Aristotle Onassis considered having his son’s body cryogenically frozen, but was persuaded against it. Instead, Alexander was embalmed by Desmond Henley. Alexander Onassis was buried next to the chapel on his father’s private Ionian island of Skorpios.
Onassis said his son’s death was not an accident
The Greek shipping magnate refused to believe that his son’s death was an accident. Still in denial of his loss, he attributed the crash to the machinations of the United States Central Intelligence Agency (CIA) and Greek military junta leader Georgios Papadopoulos.
He also alleged that Stavros Niarchos, his arch-rival for dominance of international ship ownership was involved. He even accused Olympic Airways employees of sabotaging Alexander’s plane. McCusker and six Olympic Airways engineers were indicted for allegedly fitting faulty controls to the plane. They were acquitted on November 7, 1977, by the decision of the Three-Member Criminal Court of Athens.
The three reports subsequently unanimously concluded that the incident was caused by the incorrect installation of the ailerons, which led to the aircraft’s inability to respond to the pilot’s commands.
Other investigations bore no results. Onassis put a reward for his son’s death offering $1 million for information on the culprits. The reward is still in effect today.
Aristotle’s health rapidly deteriorated in the months following his son’s death. Once one of the most powerful men in the world, Onassis became a shell of himself, both psychologically and physically. He never recovered from the loss of his son, slowly losing the will to live.
Friends and family described him as a man transformed, his once vibrant energy replaced by a profound grief that seemed to age him overnight. He developed myasthenia gravis, an autoimmune disorder that weakened him further, and withdrew from the public eye, a stark contrast to the confident and ambitious figure he had been. As his health declined, so too did his involvement in the business empire he had built. The man who once dominated international shipping was now a shadow of his former self, his life irrevocably altered by the loss of his son.

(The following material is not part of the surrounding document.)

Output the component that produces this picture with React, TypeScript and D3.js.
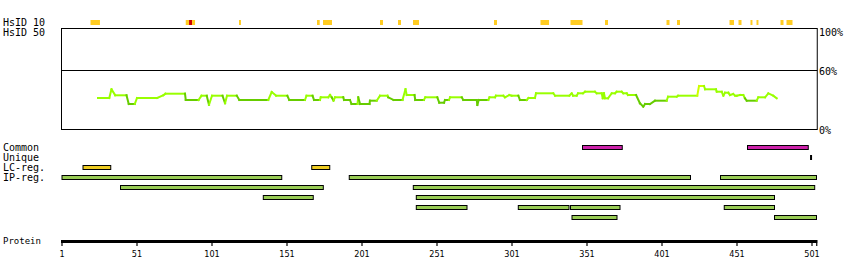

He died just two years after on March 15, 1975, at age 69, at the American Hospital of Paris in Neuilly-sur-Seine, France. The cause was respiratory failure, a complication of myasthenia gravis. He was buried next to his only son on Skorpios.
Before his death, in memory of his only son, Aristotle Onassis established the “Alexander Onassis” Foundation, based in Vaduz, Liechtenstein, with headquarters in Athens. From the profits of the Onassis financial empire, the foundation grants scholarships and finances various charitable projects.
The Life of Alexander Onassis
Alexander Onassis was born in New York City on April 30, 1948, and enjoyed a princely life as the son of one of the wealthiest men in the world, Aristotle Onassis. His mother, Tina Livanos, was the daughter of another prominent Greek shipping magnate, Stavros G. Livanos. Instead of pursuing formal education, he worked at his father’s headquarters in Monaco.
He and his younger sister Christina Onassis (December 1950-November 1988) loved their mother and were upset in October 1968, when their father married Jacqueline Kennedy, the widow of John F. Kennedy, the 35th President of the United States. They had hoped that he might remarry their mother, which had seemed possible towards the end of their father’s relationship with the Greek opera singer Maria Callas.
Tensions between father and son worsened when at 18 he had an affair with a British fashion model, Fiona von Thyssen (née Campbell Walter) some 16 years his senior and a friend of her mother. She was the former wife of industrialist Baron Hans Heinrich Thyssen-Bornemisza. His father sought to create distance between them by purchasing a $2 million villa for him outside of Athens.